In describing them as lawless John doesn’t use the word ‘antinomian’ (no Bible writer uses such a word, in fact) but ‘anomian’. These are not people who aggressively reject God’s law but who simply ignore it – the moral teaching of Scripture means nothing to them. In spite of their profession of faith they are motivated, like other unsaved people, by ‘the [sinful] desires of the flesh and of the mind’ (Ephesians 2:3).
The desires of the flesh need no elaboration (Paul spells them out in Galatians 5:19) but note well how Paul includes the desires of the mind. John’s lawless tribe are characterised by self-centredness, pride, arrogance, a desire for pre-eminence, a failure to love, bitterness, backbiting, gossip, destructive criticism, neglect of others’ welfare, and so much more.
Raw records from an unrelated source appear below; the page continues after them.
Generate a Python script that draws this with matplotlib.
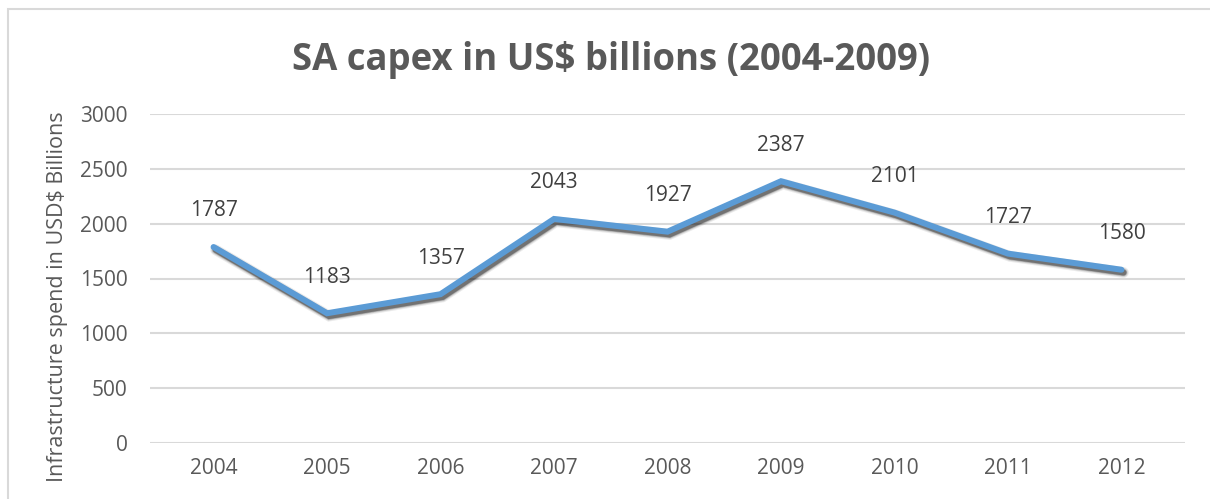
import numpy as np
import matplotlib.pyplot as plt
import matplotlib.patheffects as pe
from matplotlib.patches import Rectangle

years = ["2004", "2005", "2006", "2007", "2008", "2009", "2010", "2011", "2012"]
capex = [1787, 1183, 1357, 2043, 1927, 2387, 2101, 1727, 1580]
yticks = [0, 500, 1000, 1500, 2000, 2500, 3000]

plt.rcParams['font.family'] = ['Open Sans', 'DejaVu Sans']
grey = "#595959"

W, H = 1210, 499
fig = plt.figure(figsize=(W / 100, H / 100), dpi=100)
fig.patch.set_facecolor("white")

# chart frame, runs off the right and bottom edges
fig.patches.append(Rectangle((8 / W, -0.1), 1.2, 1 - 9 / H + 0.1,
                             transform=fig.transFigure, fill=False,
                             edgecolor="#D9D9D9", lw=1.5))

ax = fig.add_axes([150 / W, (H - 443) / H, (1185 - 150) / W, (443 - 114) / H])
x = np.arange(len(years))

# soft drop shadow: a few stacked translucent strokes
lw = 4.3
shadow = [pe.SimpleLineShadow(offset=(1.5, -2.0), shadow_color="black", alpha=a, rho=1.0,
                              linewidth=lw + w)
          for w, a in [(3.5, 0.08), (2.0, 0.12), (0.8, 0.2), (0.0, 0.3)]]
ax.plot(x, capex, color="#5B9BD5", lw=lw, solid_joinstyle="miter",
        solid_capstyle="round", path_effects=shadow + [pe.Normal()])

for xi, v in zip(x, capex):
    ax.annotate(str(v), (xi, v), xytext=(0, 26), textcoords="offset points",
                ha="center", va="center", fontsize=15, color="#404040")

ax.set_xlim(-0.56, 8.56)
ax.set_ylim(0, 3000)
ax.set_yticks(yticks)
ax.set_xticks(x)
ax.set_xticklabels(years)
ax.grid(axis="y", color="#D9D9D9", lw=1.5)
ax.set_axisbelow(True)
for s in ax.spines.values():
    s.set_visible(False)
ax.tick_params(length=0, labelsize=15, labelcolor=grey)
ax.tick_params(axis="x", pad=11)
ax.tick_params(axis="y", pad=16)

ax.set_ylabel("Infrastructure spend in USD$ Billions", fontsize=15.5, color=grey)
ax.yaxis.set_label_coords(-0.079, 0.445)

fig.text(611 / W, 1 - 60 / H, "SA capex in US$ billions (2004-2009)",
         ha="center", va="center", fontsize=26.3, fontweight="bold", color=grey)

fig.savefig("out.png", dpi=100)
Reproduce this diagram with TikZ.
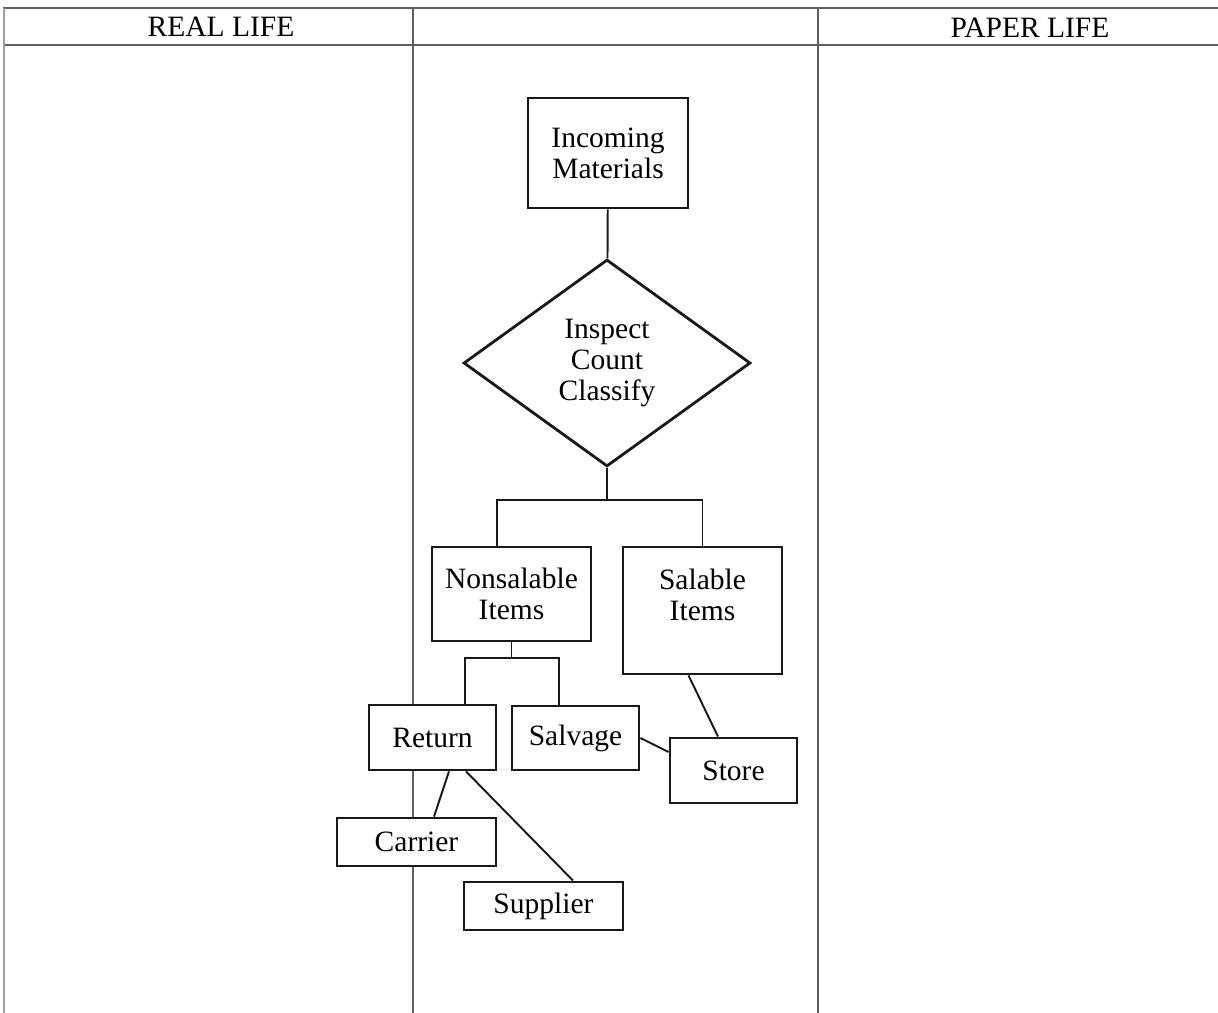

The lawless are unmoved by the fact that Scripture condemns such things. Their conscience is not tender towards the precepts, exhortations and commandments of God, neither do they tremble at his Word.
Ignorant of Christ
Secondly, the lawless have neither seen Christ nor known him (v.6). They have not seen Christ by faith, nor gazed upon his glory as ‘the only begotten of the Father, full of grace and truth’ (John 1:14). They have not understood his self-humiliation and therefore have no conception of the mind of Christ (Philippians 2:5-8). They are incapable of humbling themselves under the mighty hand of God (1 Peter 5:6). The doctrines of grace may reside in their heads but remain strangers to their hearts.
The problem? They simply do not know Christ, whatever they profess. Jesus declares, ‘This is eternal life, that they might know you, the only true God, and Jesus Christ whom you have sent’ (John 17:3). The lawless possess neither Christ nor eternal life.
The Sermon on the Mount includes some of the most solemn words Jesus ever spoke. In the day of judgement he will say to some who called him ‘Lord, Lord’ and claimed to have served him notably, ‘I never knew you; depart from me you who practise lawlessness’ (Matthew 7:23).
Those who don’t know Christ are not known by Christ, however much they claim to be his followers.
Thirdly, the lawless are ‘the children of the devil’. Why? Because they resemble him who ‘has sinned from the beginning’ (vv. 8, 10). Although they are found within the professing church they do Satan’s work, not Christ’s.
Like the devil, they are accusers of the brethren, railing critics or secret underminers of those who seek to serve Christ faithfully (Revelation 12:10). Like their ‘father’ they lead others into their own sinful ways and their root of bitterness penetrates deeply into the soil before it bursts into sight, scattering its ugly seeds.
How often a godly pastor has to survey some pastoral devastation and murmur, ‘An enemy has done this!’ (Matthew 13:28). How are we to deal with such people? Certainly, we must warn them solemnly of their sin and its consequences. But above all, we must preach the gospel to them and call on them to repent and believe!
The work of Christ
Thank God there is a bridge. I am writing, says John, ‘to you who believe in the name of the Son of God that you may know that you have eternal life’. But he then adds, ‘and that you may believe in the name of the Son of God’ (5:13). The NKJV inserts the words ‘continue to’ before the second ‘believe’ because it doesn’t make sense to exhort to believe those who, by definition, already do so.
But the insertion is mistaken. John is addressing two companies within the professing church. He knows that while all his readers claim to believe, some really do and others don’t – having no saving knowledge of Christ. So he has two messages. A message of assurance to those who demonstrated the reality of their faith (‘that you may know’) and an evangelistic message to those whose belief is only nominal (‘that you may [truly] believe’).
So it is, then, that John delineates the work of Christ – again in three statements. First, ‘in him is no sin’; second, ‘he was manifested to take away sin’; and third, ‘he was manifested that he might destroy the works of the devil’ (vv. 5, 8).
In a subsequent article we shall consider in depth how this saving work of Christ makes the lawless righteous – both by imputation and in practice.